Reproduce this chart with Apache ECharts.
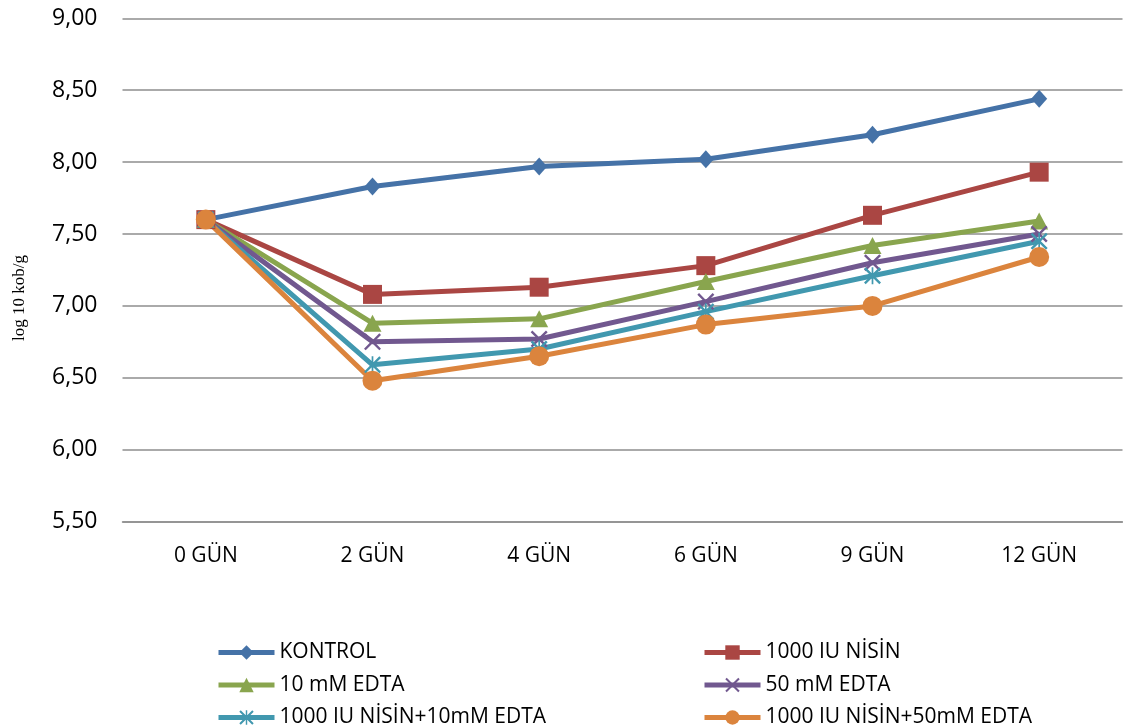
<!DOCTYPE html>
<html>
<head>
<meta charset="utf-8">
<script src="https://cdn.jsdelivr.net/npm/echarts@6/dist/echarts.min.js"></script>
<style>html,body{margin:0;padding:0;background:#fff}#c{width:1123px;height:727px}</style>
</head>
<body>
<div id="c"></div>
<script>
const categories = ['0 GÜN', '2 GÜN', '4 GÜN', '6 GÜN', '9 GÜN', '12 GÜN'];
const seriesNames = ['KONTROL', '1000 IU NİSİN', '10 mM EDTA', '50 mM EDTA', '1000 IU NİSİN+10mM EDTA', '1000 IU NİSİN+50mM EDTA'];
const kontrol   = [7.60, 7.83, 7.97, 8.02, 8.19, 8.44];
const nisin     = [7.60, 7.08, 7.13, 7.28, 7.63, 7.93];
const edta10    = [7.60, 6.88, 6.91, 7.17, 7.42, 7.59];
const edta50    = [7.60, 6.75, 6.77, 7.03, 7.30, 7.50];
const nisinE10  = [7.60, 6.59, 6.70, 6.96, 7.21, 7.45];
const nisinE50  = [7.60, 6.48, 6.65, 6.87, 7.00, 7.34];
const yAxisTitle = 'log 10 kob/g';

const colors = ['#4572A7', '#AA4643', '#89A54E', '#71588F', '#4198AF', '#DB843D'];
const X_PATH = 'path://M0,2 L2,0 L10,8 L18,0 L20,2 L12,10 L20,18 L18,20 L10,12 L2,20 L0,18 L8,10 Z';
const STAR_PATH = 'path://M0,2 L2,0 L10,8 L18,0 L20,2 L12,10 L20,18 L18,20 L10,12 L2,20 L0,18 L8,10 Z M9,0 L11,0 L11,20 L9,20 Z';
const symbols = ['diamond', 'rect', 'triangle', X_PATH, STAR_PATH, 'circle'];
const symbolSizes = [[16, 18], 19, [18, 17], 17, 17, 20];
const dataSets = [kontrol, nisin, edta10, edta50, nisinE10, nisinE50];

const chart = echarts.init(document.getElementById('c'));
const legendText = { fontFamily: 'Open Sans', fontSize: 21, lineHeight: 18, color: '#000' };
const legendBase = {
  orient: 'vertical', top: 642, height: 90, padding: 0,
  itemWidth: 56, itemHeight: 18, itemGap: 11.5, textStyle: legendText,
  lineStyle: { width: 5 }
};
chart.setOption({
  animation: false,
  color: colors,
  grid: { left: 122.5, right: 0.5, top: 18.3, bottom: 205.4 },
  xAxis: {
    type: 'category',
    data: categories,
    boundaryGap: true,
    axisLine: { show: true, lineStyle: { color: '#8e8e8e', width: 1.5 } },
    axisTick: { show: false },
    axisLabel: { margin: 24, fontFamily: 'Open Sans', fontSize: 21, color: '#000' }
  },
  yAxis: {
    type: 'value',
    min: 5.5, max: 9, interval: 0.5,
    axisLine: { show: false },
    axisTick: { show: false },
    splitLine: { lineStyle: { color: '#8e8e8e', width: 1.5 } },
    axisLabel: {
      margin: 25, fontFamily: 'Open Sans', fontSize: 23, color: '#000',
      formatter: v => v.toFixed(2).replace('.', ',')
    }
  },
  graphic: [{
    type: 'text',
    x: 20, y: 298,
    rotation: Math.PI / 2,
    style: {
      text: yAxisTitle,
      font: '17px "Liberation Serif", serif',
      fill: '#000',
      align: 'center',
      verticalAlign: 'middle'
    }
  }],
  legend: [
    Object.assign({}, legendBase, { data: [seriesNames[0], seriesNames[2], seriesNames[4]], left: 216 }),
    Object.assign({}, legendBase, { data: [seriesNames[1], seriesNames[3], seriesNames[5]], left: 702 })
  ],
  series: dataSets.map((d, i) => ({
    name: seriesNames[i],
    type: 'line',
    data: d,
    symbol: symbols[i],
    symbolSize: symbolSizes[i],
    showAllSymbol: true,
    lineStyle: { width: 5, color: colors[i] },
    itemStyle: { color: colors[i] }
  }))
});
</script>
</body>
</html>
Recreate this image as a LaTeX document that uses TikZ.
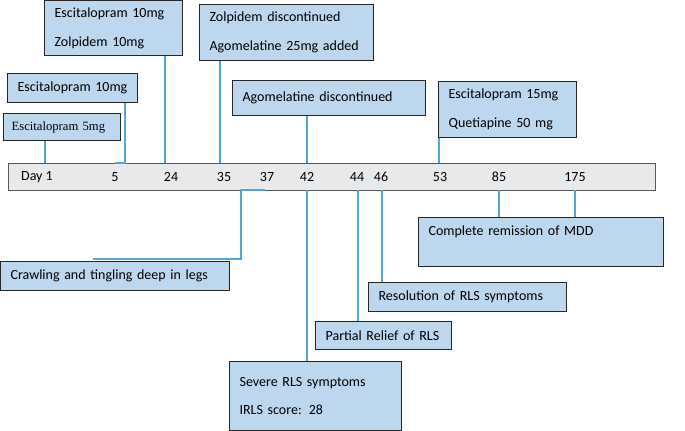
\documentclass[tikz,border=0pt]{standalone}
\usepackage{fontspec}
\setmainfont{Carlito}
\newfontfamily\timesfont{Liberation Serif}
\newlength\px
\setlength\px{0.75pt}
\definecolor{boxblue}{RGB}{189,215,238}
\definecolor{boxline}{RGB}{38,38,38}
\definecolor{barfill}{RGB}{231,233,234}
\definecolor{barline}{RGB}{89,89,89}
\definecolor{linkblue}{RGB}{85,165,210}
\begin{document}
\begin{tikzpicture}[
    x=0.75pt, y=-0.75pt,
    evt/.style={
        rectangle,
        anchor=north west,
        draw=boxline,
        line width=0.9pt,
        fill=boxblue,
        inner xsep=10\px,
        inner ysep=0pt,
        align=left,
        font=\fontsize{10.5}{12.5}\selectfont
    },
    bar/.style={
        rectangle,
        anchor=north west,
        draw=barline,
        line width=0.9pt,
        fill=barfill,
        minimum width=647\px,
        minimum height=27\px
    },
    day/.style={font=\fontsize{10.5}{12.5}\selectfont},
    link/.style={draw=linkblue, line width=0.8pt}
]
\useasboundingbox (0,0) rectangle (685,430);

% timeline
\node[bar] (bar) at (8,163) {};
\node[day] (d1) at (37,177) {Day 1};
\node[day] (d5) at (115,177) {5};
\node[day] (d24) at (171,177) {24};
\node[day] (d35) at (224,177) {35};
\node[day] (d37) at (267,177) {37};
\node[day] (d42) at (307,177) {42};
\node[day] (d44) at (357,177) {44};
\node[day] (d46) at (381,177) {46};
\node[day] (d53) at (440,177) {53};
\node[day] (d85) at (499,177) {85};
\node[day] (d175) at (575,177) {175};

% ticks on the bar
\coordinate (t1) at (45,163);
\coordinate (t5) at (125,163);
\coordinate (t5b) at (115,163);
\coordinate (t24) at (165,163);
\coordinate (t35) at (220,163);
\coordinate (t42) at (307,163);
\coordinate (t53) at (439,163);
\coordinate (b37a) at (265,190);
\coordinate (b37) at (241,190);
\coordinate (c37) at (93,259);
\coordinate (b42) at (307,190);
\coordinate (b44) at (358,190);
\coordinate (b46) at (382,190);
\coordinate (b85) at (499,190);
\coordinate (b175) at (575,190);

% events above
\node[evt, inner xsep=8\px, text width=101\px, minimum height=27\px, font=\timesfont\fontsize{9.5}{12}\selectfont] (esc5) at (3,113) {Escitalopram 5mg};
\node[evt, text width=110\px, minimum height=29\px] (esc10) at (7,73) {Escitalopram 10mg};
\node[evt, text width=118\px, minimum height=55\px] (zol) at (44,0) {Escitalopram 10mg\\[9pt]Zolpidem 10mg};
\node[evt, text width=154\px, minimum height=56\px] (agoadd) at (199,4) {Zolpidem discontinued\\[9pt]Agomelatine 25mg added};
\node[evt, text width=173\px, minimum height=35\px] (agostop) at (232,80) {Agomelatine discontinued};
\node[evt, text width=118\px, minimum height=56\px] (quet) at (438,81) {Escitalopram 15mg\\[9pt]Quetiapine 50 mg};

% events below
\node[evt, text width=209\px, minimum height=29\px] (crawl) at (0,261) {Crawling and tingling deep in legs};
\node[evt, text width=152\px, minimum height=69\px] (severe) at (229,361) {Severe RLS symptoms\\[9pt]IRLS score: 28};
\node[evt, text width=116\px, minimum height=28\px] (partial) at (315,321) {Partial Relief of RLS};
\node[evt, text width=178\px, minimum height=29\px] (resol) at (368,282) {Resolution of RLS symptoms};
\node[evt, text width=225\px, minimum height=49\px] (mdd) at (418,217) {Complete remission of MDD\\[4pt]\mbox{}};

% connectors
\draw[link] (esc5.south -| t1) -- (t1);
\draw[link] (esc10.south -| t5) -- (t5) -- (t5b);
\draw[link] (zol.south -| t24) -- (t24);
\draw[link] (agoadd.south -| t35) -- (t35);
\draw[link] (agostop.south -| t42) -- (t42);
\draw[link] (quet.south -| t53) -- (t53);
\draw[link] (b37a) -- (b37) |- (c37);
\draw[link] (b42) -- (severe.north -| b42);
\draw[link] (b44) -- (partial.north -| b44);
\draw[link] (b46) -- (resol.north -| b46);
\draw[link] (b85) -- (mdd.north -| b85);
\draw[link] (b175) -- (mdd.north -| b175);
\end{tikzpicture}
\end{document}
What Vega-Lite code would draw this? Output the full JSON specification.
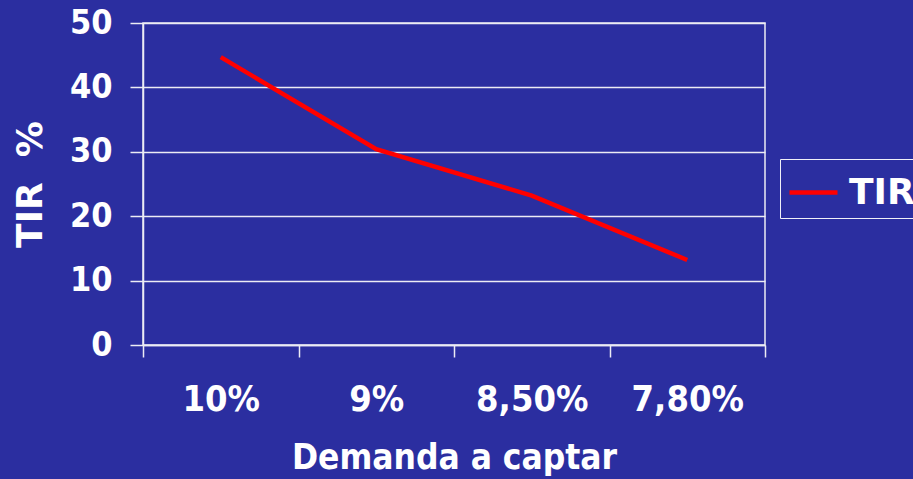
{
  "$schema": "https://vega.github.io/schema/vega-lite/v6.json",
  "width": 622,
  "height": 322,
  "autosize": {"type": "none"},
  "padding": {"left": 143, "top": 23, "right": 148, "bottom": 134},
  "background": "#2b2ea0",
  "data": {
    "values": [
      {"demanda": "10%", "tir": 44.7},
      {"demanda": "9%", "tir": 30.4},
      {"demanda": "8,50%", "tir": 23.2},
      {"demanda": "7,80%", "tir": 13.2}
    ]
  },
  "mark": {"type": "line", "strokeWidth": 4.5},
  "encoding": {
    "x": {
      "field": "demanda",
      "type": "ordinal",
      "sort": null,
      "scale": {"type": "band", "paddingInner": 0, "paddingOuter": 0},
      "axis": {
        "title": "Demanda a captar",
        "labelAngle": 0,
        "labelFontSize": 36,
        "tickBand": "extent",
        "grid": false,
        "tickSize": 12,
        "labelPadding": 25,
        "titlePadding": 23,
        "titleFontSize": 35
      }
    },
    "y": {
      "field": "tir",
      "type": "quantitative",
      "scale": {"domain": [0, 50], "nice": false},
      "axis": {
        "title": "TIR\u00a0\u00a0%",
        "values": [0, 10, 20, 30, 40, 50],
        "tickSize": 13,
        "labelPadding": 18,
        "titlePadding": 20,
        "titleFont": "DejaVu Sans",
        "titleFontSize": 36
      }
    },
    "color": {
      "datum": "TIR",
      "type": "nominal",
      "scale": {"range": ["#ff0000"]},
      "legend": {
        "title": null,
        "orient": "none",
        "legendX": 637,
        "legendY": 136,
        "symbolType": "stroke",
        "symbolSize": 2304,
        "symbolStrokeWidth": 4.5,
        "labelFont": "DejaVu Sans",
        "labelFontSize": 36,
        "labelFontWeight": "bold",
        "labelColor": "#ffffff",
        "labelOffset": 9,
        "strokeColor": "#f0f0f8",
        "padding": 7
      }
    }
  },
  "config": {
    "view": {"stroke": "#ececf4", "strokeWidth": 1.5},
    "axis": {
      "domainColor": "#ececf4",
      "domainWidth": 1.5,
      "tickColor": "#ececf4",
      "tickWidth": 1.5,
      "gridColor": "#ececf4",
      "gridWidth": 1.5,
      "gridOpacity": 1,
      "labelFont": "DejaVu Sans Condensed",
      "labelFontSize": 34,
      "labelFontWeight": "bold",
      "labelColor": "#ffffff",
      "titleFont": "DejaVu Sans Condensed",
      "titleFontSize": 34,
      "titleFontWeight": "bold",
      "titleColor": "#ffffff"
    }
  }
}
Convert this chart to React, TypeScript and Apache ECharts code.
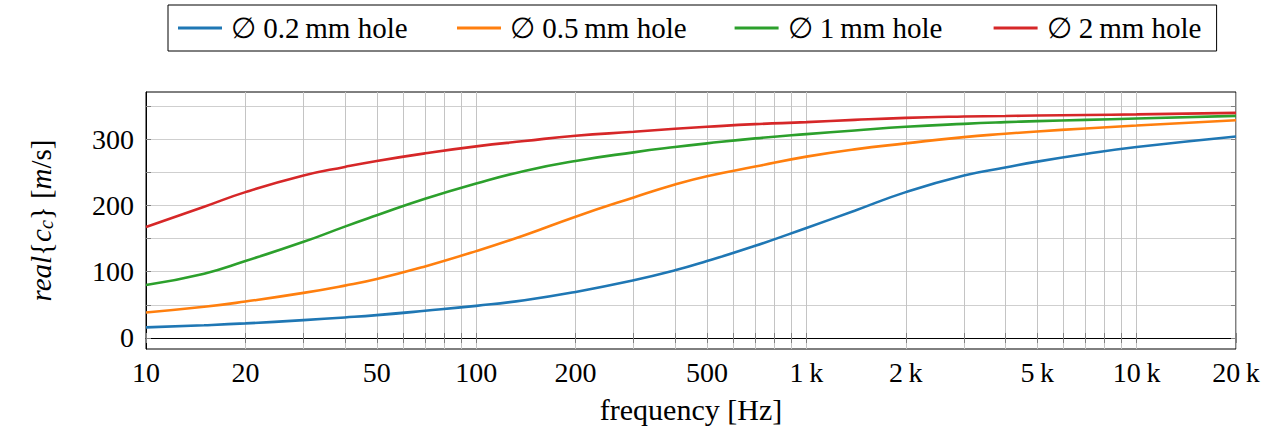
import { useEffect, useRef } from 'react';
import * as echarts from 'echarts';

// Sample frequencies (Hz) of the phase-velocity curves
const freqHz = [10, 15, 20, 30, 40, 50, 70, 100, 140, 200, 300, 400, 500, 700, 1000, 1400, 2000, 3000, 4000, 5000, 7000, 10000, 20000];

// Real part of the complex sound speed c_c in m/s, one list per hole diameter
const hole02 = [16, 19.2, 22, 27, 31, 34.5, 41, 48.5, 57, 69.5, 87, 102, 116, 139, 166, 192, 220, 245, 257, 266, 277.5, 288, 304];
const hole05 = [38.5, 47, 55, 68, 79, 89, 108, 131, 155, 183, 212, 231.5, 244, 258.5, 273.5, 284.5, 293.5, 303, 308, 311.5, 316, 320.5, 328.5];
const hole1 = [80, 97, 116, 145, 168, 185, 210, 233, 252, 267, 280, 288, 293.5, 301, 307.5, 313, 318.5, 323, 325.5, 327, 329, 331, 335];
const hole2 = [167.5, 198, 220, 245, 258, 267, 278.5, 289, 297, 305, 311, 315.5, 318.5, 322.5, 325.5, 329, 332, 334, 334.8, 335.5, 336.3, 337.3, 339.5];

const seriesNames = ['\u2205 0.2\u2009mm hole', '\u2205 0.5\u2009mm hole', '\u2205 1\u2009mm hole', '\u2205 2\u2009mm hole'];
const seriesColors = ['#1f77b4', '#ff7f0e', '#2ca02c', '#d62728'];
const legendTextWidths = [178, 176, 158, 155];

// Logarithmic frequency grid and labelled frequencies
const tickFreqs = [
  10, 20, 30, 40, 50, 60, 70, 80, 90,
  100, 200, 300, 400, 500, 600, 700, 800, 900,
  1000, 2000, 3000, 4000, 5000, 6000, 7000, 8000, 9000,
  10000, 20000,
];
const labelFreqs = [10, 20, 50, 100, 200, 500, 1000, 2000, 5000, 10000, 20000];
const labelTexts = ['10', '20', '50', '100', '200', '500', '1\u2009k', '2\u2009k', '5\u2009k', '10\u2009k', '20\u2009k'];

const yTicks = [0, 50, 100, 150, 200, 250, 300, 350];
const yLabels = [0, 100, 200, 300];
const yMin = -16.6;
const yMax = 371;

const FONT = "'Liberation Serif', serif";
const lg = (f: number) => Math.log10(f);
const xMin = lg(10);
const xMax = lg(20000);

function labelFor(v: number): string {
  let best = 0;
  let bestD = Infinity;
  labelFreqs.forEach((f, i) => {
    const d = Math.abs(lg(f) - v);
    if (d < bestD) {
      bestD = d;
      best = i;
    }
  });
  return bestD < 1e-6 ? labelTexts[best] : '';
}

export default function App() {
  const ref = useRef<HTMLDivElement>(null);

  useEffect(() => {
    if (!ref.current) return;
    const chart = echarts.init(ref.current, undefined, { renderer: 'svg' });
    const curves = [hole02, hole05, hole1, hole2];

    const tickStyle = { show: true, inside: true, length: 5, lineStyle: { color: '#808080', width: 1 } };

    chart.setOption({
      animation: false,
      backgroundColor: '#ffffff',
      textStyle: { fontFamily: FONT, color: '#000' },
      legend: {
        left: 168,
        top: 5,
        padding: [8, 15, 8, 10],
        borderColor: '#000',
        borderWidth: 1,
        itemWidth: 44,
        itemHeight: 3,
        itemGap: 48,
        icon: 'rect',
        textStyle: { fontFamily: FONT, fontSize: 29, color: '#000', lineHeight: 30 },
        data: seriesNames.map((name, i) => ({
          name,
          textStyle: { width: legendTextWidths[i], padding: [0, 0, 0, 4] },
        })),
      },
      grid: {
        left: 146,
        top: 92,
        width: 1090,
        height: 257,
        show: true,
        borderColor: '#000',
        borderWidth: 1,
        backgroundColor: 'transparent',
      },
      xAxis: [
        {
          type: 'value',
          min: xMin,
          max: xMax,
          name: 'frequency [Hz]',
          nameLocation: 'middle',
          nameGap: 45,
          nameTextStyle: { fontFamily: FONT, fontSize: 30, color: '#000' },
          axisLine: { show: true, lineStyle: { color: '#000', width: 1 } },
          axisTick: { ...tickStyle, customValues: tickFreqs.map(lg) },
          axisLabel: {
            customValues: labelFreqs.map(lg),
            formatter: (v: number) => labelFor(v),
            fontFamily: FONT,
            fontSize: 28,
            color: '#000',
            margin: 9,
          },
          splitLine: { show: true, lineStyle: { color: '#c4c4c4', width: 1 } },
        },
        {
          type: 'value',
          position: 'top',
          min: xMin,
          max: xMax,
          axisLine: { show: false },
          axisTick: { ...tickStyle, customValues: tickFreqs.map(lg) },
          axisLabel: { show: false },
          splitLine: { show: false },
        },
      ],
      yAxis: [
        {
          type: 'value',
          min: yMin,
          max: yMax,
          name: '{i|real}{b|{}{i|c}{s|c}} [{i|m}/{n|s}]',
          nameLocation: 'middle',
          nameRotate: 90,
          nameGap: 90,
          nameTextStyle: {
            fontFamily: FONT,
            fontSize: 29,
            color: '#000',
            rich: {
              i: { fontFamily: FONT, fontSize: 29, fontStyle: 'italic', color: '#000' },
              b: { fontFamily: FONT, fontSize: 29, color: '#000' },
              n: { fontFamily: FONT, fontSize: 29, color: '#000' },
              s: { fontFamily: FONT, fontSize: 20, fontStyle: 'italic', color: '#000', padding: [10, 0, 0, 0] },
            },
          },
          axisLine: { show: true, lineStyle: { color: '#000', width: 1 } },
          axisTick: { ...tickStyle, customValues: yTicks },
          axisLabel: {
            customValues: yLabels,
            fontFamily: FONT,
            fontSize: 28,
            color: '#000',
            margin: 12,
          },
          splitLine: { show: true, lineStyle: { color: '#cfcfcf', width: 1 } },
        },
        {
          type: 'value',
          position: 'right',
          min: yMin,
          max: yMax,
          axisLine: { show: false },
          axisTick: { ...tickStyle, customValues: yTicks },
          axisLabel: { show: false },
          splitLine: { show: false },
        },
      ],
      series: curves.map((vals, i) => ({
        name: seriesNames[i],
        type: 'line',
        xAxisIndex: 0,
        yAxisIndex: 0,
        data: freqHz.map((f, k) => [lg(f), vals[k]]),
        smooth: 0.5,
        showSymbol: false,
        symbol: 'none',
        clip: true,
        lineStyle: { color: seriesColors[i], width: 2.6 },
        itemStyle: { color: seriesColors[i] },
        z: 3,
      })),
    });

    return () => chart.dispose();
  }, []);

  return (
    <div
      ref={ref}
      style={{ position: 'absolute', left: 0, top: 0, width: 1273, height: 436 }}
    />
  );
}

********

Leave the pictures out and copy exactly the lines from the one with "Convert this chart" to the one with "const legendTextWidths = [178, 176, 158, 155];", both included.

Convert this chart to React, TypeScript and Apache ECharts code.
import { useEffect, useRef } from 'react';
import * as echarts from 'echarts';

// Sample frequencies (Hz) of the phase-velocity curves
const freqHz = [10, 15, 20, 30, 40, 50, 70, 100, 140, 200, 300, 400, 500, 700, 1000, 1400, 2000, 3000, 4000, 5000, 7000, 10000, 20000];

// Real part of the complex sound speed c_c in m/s, one list per hole diameter
const hole02 = [16, 19.2, 22, 27, 31, 34.5, 41, 48.5, 57, 69.5, 87, 102, 116, 139, 166, 192, 220, 245, 257, 266, 277.5, 288, 304];
const hole05 = [38.5, 47, 55, 68, 79, 89, 108, 131, 155, 183, 212, 231.5, 244, 258.5, 273.5, 284.5, 293.5, 303, 308, 311.5, 316, 320.5, 328.5];
const hole1 = [80, 97, 116, 145, 168, 185, 210, 233, 252, 267, 280, 288, 293.5, 301, 307.5, 313, 318.5, 323, 325.5, 327, 329, 331, 335];
const hole2 = [167.5, 198, 220, 245, 258, 267, 278.5, 289, 297, 305, 311, 315.5, 318.5, 322.5, 325.5, 329, 332, 334, 334.8, 335.5, 336.3, 337.3, 339.5];

const seriesNames = ['\u2205 0.2\u2009mm hole', '\u2205 0.5\u2009mm hole', '\u2205 1\u2009mm hole', '\u2205 2\u2009mm hole'];
const seriesColors = ['#1f77b4', '#ff7f0e', '#2ca02c', '#d62728'];
const legendTextWidths = [178, 176, 158, 155];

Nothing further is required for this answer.